With the advent of the internet and social media, being a pundit has become easier than ever. As I discuss in my book The Case Against Memes (I know, I know, shameless plug) a lower barrier of entry displaces the skill required of said field. Gone are the days where those on TV giving advice required not only real-world experience and a journalism or writing background to be a pundit. Now any amateur with a device and an internet connection can become a pundit. This has surely played a role in the spread of pundits across society.

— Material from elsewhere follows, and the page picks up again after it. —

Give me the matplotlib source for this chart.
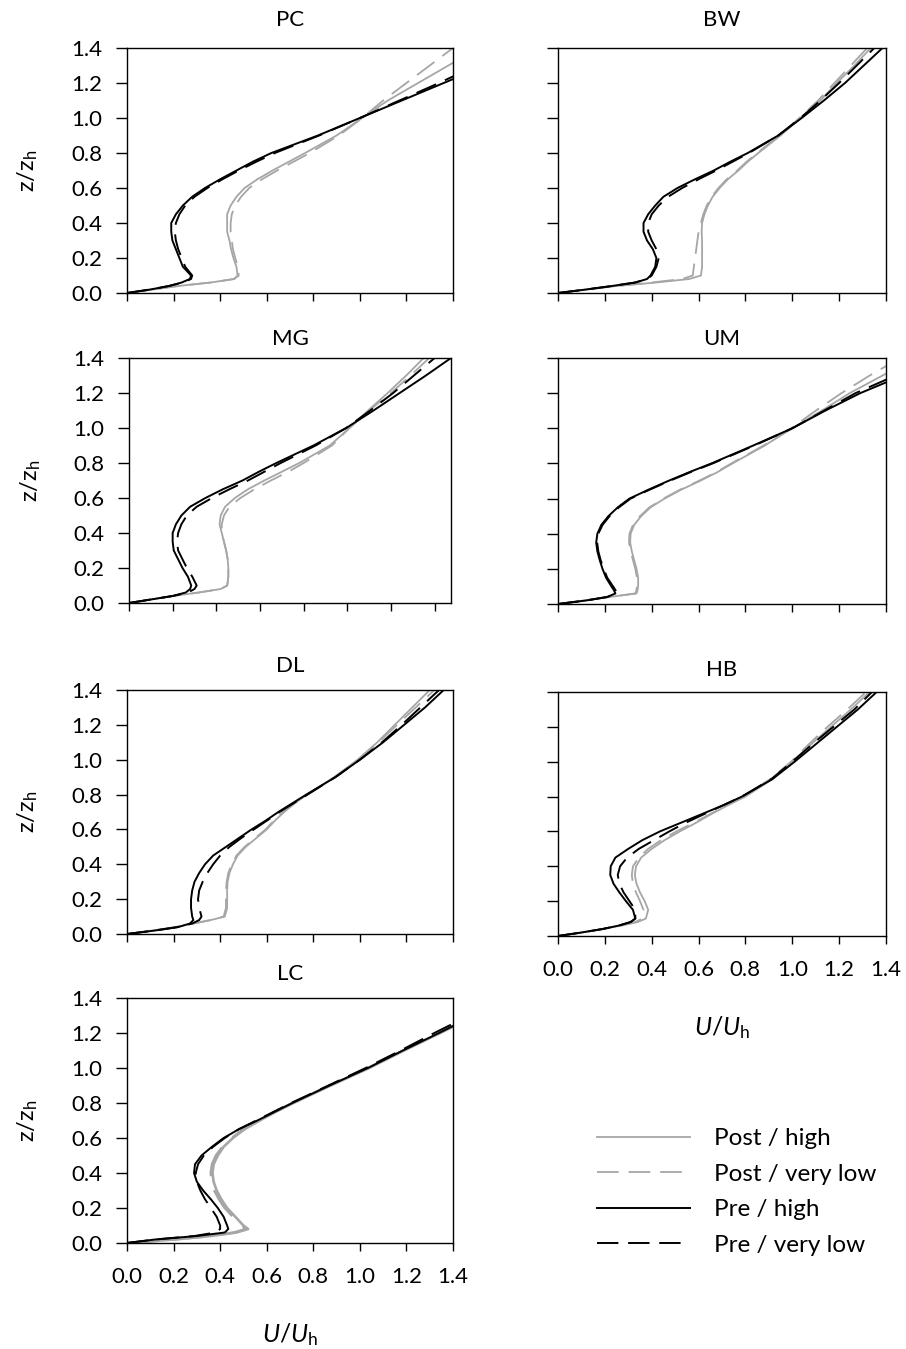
import matplotlib
matplotlib.use('Agg')
import matplotlib.pyplot as plt
from matplotlib.lines import Line2D

# 0. Data: wind speed profiles U/Uh read at fixed heights z/zh
z = [0, 0.02, 0.04, 0.06, 0.08, 0.10, 0.15, 0.20, 0.25, 0.30, 0.35, 0.40, 0.45,
     0.50, 0.55, 0.60, 0.65, 0.70, 0.75, 0.80, 0.90, 1.00, 1.10, 1.20, 1.30, 1.40]

pc_post_high = [0, 0.11, 0.22, 0.36, 0.46, 0.475, 0.47, 0.457, 0.447, 0.44, 0.43, 0.43, 0.43,
                0.445, 0.47, 0.505, 0.56, 0.625, 0.695, 0.765, 0.90, 1.01, 1.12, 1.25, 1.38, 1.51]
pc_post_vlow = [0, 0.11, 0.22, 0.36, 0.46, 0.48, 0.475, 0.465, 0.455, 0.45, 0.445, 0.445, 0.45,
                0.465, 0.49, 0.525, 0.58, 0.645, 0.715, 0.785, 0.91, 1.01, 1.10, 1.20, 1.30, 1.40]
pc_pre_high = [0, 0.10, 0.18, 0.235, 0.27, 0.275, 0.24, 0.225, 0.21, 0.195, 0.19, 0.19, 0.21,
               0.24, 0.28, 0.335, 0.40, 0.47, 0.54, 0.62, 0.82, 1.00, 1.18, 1.36, 1.54, 1.72]
pc_pre_vlow = [0, 0.10, 0.18, 0.24, 0.275, 0.28, 0.25, 0.235, 0.22, 0.21, 0.205, 0.21, 0.225,
               0.25, 0.29, 0.345, 0.41, 0.48, 0.555, 0.635, 0.825, 1.00, 1.17, 1.34, 1.50, 1.66]

bw_post_high = [0, 0.12, 0.25, 0.42, 0.56, 0.61, 0.615, 0.615, 0.615, 0.615, 0.613, 0.615, 0.625,
                0.64, 0.66, 0.69, 0.725, 0.77, 0.81, 0.855, 0.95, 1.035, 1.12, 1.19, 1.265, 1.335]
bw_post_vlow = [0, 0.12, 0.25, 0.40, 0.53, 0.575, 0.58, 0.585, 0.59, 0.595, 0.60, 0.61, 0.62,
                0.635, 0.655, 0.685, 0.72, 0.765, 0.805, 0.85, 0.945, 1.03, 1.11, 1.18, 1.25, 1.32]
bw_pre_high = [0, 0.12, 0.23, 0.33, 0.38, 0.395, 0.415, 0.42, 0.405, 0.38, 0.365, 0.365, 0.385,
               0.415, 0.45, 0.51, 0.585, 0.665, 0.735, 0.81, 0.94, 1.04, 1.135, 1.225, 1.305, 1.385]
bw_pre_vlow = [0, 0.12, 0.23, 0.33, 0.38, 0.40, 0.42, 0.43, 0.42, 0.40, 0.385, 0.385, 0.40,
               0.43, 0.47, 0.53, 0.60, 0.675, 0.745, 0.815, 0.94, 1.035, 1.12, 1.20, 1.275, 1.35]

mg_post_high = [0, 0.10, 0.20, 0.32, 0.42, 0.45, 0.455, 0.455, 0.452, 0.445, 0.435, 0.425, 0.415,
                0.42, 0.44, 0.485, 0.545, 0.62, 0.70, 0.78, 0.92, 1.01, 1.095, 1.185, 1.27, 1.35]
mg_post_vlow = [0, 0.10, 0.20, 0.32, 0.42, 0.45, 0.455, 0.455, 0.452, 0.445, 0.435, 0.425, 0.425,
                0.435, 0.46, 0.51, 0.575, 0.65, 0.73, 0.80, 0.93, 1.01, 1.10, 1.20, 1.29, 1.375]
mg_pre_high = [0, 0.10, 0.20, 0.26, 0.28, 0.285, 0.27, 0.245, 0.225, 0.205, 0.20, 0.20, 0.215,
               0.24, 0.28, 0.35, 0.43, 0.52, 0.595, 0.675, 0.845, 0.995, 1.12, 1.24, 1.36, 1.475]
mg_pre_vlow = [0, 0.10, 0.20, 0.27, 0.30, 0.31, 0.29, 0.265, 0.245, 0.225, 0.22, 0.225, 0.24,
               0.265, 0.31, 0.38, 0.46, 0.545, 0.62, 0.695, 0.855, 0.995, 1.105, 1.21, 1.305, 1.40]

um_post_high = [0, 0.11, 0.22, 0.335, 0.34, 0.342, 0.342, 0.335, 0.325, 0.315, 0.308, 0.31, 0.325,
                0.355, 0.395, 0.455, 0.525, 0.605, 0.68, 0.745, 0.88, 1.00, 1.125, 1.245, 1.385, 1.52]
um_post_vlow = [0, 0.11, 0.22, 0.33, 0.335, 0.337, 0.337, 0.33, 0.32, 0.31, 0.303, 0.305, 0.32,
                0.35, 0.39, 0.45, 0.52, 0.60, 0.675, 0.74, 0.875, 0.995, 1.10, 1.21, 1.33, 1.46]
um_pre_high = [0, 0.12, 0.21, 0.245, 0.238, 0.228, 0.205, 0.19, 0.178, 0.168, 0.163, 0.168, 0.185,
               0.215, 0.255, 0.305, 0.385, 0.47, 0.56, 0.655, 0.83, 1.00, 1.14, 1.29, 1.47, 1.60]
um_pre_vlow = [0, 0.12, 0.21, 0.25, 0.245, 0.235, 0.21, 0.195, 0.182, 0.172, 0.167, 0.172, 0.19,
               0.22, 0.26, 0.31, 0.39, 0.475, 0.565, 0.66, 0.835, 1.00, 1.135, 1.27, 1.44, 1.57]

dl_post_high = [0, 0.11, 0.21, 0.285, 0.36, 0.42, 0.43, 0.43, 0.43, 0.432, 0.44, 0.455, 0.475,
                0.51, 0.555, 0.60, 0.635, 0.675, 0.72, 0.775, 0.89, 0.99, 1.075, 1.15, 1.225, 1.30]
dl_post_vlow = [0, 0.11, 0.21, 0.285, 0.36, 0.415, 0.425, 0.425, 0.425, 0.428, 0.435, 0.45, 0.47,
                0.505, 0.55, 0.595, 0.63, 0.67, 0.72, 0.775, 0.89, 0.995, 1.08, 1.16, 1.24, 1.32]
dl_pre_high = [0, 0.12, 0.22, 0.27, 0.285, 0.28, 0.275, 0.275, 0.28, 0.29, 0.31, 0.335, 0.37,
               0.425, 0.48, 0.535, 0.595, 0.65, 0.71, 0.77, 0.895, 1.00, 1.10, 1.19, 1.28, 1.36]
dl_pre_vlow = [0, 0.12, 0.22, 0.28, 0.31, 0.32, 0.31, 0.305, 0.31, 0.325, 0.345, 0.37, 0.40,
               0.44, 0.49, 0.545, 0.60, 0.655, 0.715, 0.775, 0.895, 1.00, 1.095, 1.18, 1.26, 1.34]

hb_post_high = [0, 0.10, 0.19, 0.27, 0.34, 0.375, 0.385, 0.37, 0.35, 0.335, 0.328, 0.333, 0.355,
                0.40, 0.455, 0.52, 0.59, 0.655, 0.725, 0.80, 0.915, 1.00, 1.08, 1.165, 1.25, 1.33]
hb_post_vlow = [0, 0.10, 0.19, 0.27, 0.33, 0.36, 0.365, 0.35, 0.333, 0.32, 0.315, 0.32, 0.345,
                0.385, 0.44, 0.505, 0.58, 0.65, 0.72, 0.79, 0.905, 0.995, 1.07, 1.15, 1.235, 1.315]
hb_pre_high = [0, 0.10, 0.19, 0.26, 0.31, 0.33, 0.32, 0.29, 0.262, 0.237, 0.223, 0.225, 0.245,
               0.30, 0.36, 0.435, 0.525, 0.615, 0.705, 0.785, 0.915, 1.01, 1.10, 1.19, 1.28, 1.36]
hb_pre_vlow = [0, 0.10, 0.19, 0.26, 0.31, 0.33, 0.33, 0.305, 0.28, 0.262, 0.255, 0.265, 0.295,
               0.345, 0.41, 0.475, 0.545, 0.625, 0.705, 0.785, 0.91, 1.00, 1.085, 1.175, 1.265, 1.34]

lc_post_high = [0, 0.20, 0.36, 0.47, 0.52, 0.50, 0.465, 0.43, 0.405, 0.385, 0.372, 0.367, 0.372,
                0.39, 0.415, 0.455, 0.505, 0.57, 0.64, 0.715, 0.875, 1.04, 1.19, 1.345, 1.50, 1.65]
lc_post_vlow = [0, 0.20, 0.36, 0.46, 0.51, 0.495, 0.455, 0.42, 0.395, 0.375, 0.363, 0.36, 0.365,
                0.382, 0.41, 0.45, 0.50, 0.565, 0.635, 0.71, 0.87, 1.035, 1.185, 1.34, 1.49, 1.64]
lc_pre_high = [0, 0.12, 0.30, 0.42, 0.435, 0.43, 0.415, 0.39, 0.36, 0.327, 0.30, 0.288, 0.292,
               0.32, 0.365, 0.415, 0.48, 0.56, 0.635, 0.71, 0.87, 1.035, 1.185, 1.34, 1.49, 1.64]
lc_pre_vlow = [0, 0.12, 0.29, 0.38, 0.40, 0.40, 0.385, 0.36, 0.335, 0.315, 0.30, 0.295, 0.305,
               0.33, 0.37, 0.42, 0.48, 0.555, 0.63, 0.705, 0.865, 1.025, 1.175, 1.32, 1.47, 1.62]

sites = ['PC', 'BW', 'MG', 'UM', 'DL', 'HB', 'LC']
profiles = {
    'PC': [pc_post_high, pc_post_vlow, pc_pre_high, pc_pre_vlow],
    'BW': [bw_post_high, bw_post_vlow, bw_pre_high, bw_pre_vlow],
    'MG': [mg_post_high, mg_post_vlow, mg_pre_high, mg_pre_vlow],
    'UM': [um_post_high, um_post_vlow, um_pre_high, um_pre_vlow],
    'DL': [dl_post_high, dl_post_vlow, dl_pre_high, dl_pre_vlow],
    'HB': [hb_post_high, hb_post_vlow, hb_pre_high, hb_pre_vlow],
    'LC': [lc_post_high, lc_post_vlow, lc_pre_high, lc_pre_vlow],
}
labels = ['Post / high', 'Post / very low', 'Pre / high', 'Pre / very low']
ticks = [0.0, 0.2, 0.4, 0.6, 0.8, 1.0, 1.2, 1.4]

# 1. Style
plt.rcParams.update({
    'font.family': ['Lato', 'DejaVu Sans'],
    'font.size': 16,
    'mathtext.fontset': 'custom',
    'mathtext.rm': 'Lato',
    'mathtext.it': 'Lato:italic',
    'axes.linewidth': 1.0,
    'xtick.direction': 'out',
    'ytick.direction': 'out',
    'xtick.major.size': 6,
    'ytick.major.size': 8,
    'xtick.major.width': 1.0,
    'ytick.major.width': 1.0,
    'xtick.major.pad': 11,
    'ytick.major.pad': 10,
    'xtick.labelsize': 16,
    'ytick.labelsize': 16,
})
C_POST = '#a6a6a6'
C_PRE = 'black'
styles = [
    dict(color=C_POST, lw=1.3, ls='-'),
    dict(color=C_POST, lw=1.3, dashes=(12, 5.5)),
    dict(color=C_PRE, lw=1.4, ls='-'),
    dict(color=C_PRE, lw=1.4, dashes=(11, 5)),
]

W, H = 906, 1349
fig = plt.figure(figsize=(W / 100, H / 100), dpi=100)

# panel boxes in pixels: left, top, right, bottom
boxes = {
    'PC': (127, 48, 453, 293), 'BW': (558, 48, 886, 293),
    'MG': (129, 358, 451, 603), 'UM': (558, 358, 886, 604),
    'DL': (127, 690, 453, 934), 'HB': (558, 692, 886, 936),
    'LC': (127, 998, 453, 1243),
}
xmax = {'MG': 1.475}
title_pad = {'PC': 16, 'BW': 16, 'MG': 9.5, 'UM': 9.5, 'DL': 13, 'HB': 11.5, 'LC': 13}
left_col = ['PC', 'MG', 'DL', 'LC']
bottom_row = ['HB', 'LC']

# 2. Plot
for site in sites:
    l, t, r, b = boxes[site]
    ax = fig.add_axes([l / W, 1 - b / H, (r - l) / W, (b - t) / H])
    for i, (prof, st) in enumerate(zip(profiles[site], styles)):
        st = dict(st)
        if site == 'LC' and i < 2:
            st['lw'] = 1.9  # LC post-fire lines are drawn thicker
        ax.plot(prof, z, **st)
    ax.set_xlim(0, xmax.get(site, 1.4))
    ax.set_ylim(0, 1.4)
    ax.set_xticks(ticks)
    ax.set_yticks(ticks)
    ax.set_title(site, fontsize=16, pad=title_pad[site])
    if site in left_col:
        ax.set_yticklabels([f'{v:.1f}' for v in ticks])
        ax.set_ylabel(r'$\mathrm{z/z}_\mathrm{h}$', fontsize=17)
        ax.yaxis.set_label_coords(-0.267, 0.5)
    else:
        ax.set_yticklabels([])
    if site in bottom_row:
        ax.set_xticklabels([f'{v:.1f}' for v in ticks])
        ax.set_xlabel(r'$U/U_\mathrm{h}$', fontsize=18)
        ax.xaxis.set_label_coords(0.5, -0.32)
    else:
        ax.set_xticklabels([])

# legend
handles = [Line2D([], [], **st) for st in styles]
fig.legend(handles, labels, loc='upper left', bbox_to_anchor=(597 / W, 1 - 1128 / H),
           frameon=False, fontsize=17.5, handlelength=3.83, handletextpad=1.0,
           labelspacing=0.6, borderpad=0, borderaxespad=0)

fig.savefig('out.png', dpi=100)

To conclude, we as average citizens are not powerless. Many claim to dislike the Stephen A Smith’s, Ben Shapiro’s and Jim Cramer’s of the world, however we as a society keep watching them. Nothing will change if our words do not match our viewing, listening and reading habits. We must seek out information from sources with true expertise in the field. Eschew Skip Bayless in favor of Peyton Manning, forego abhor Oliver and Shapiro in favor of a long-serving senator, skip the CNBC talking head and instead listen to Peter Thiel. Thank you so much for reading and as always, feel free to angrily grind your pitchforks while you tell me how wrong I am.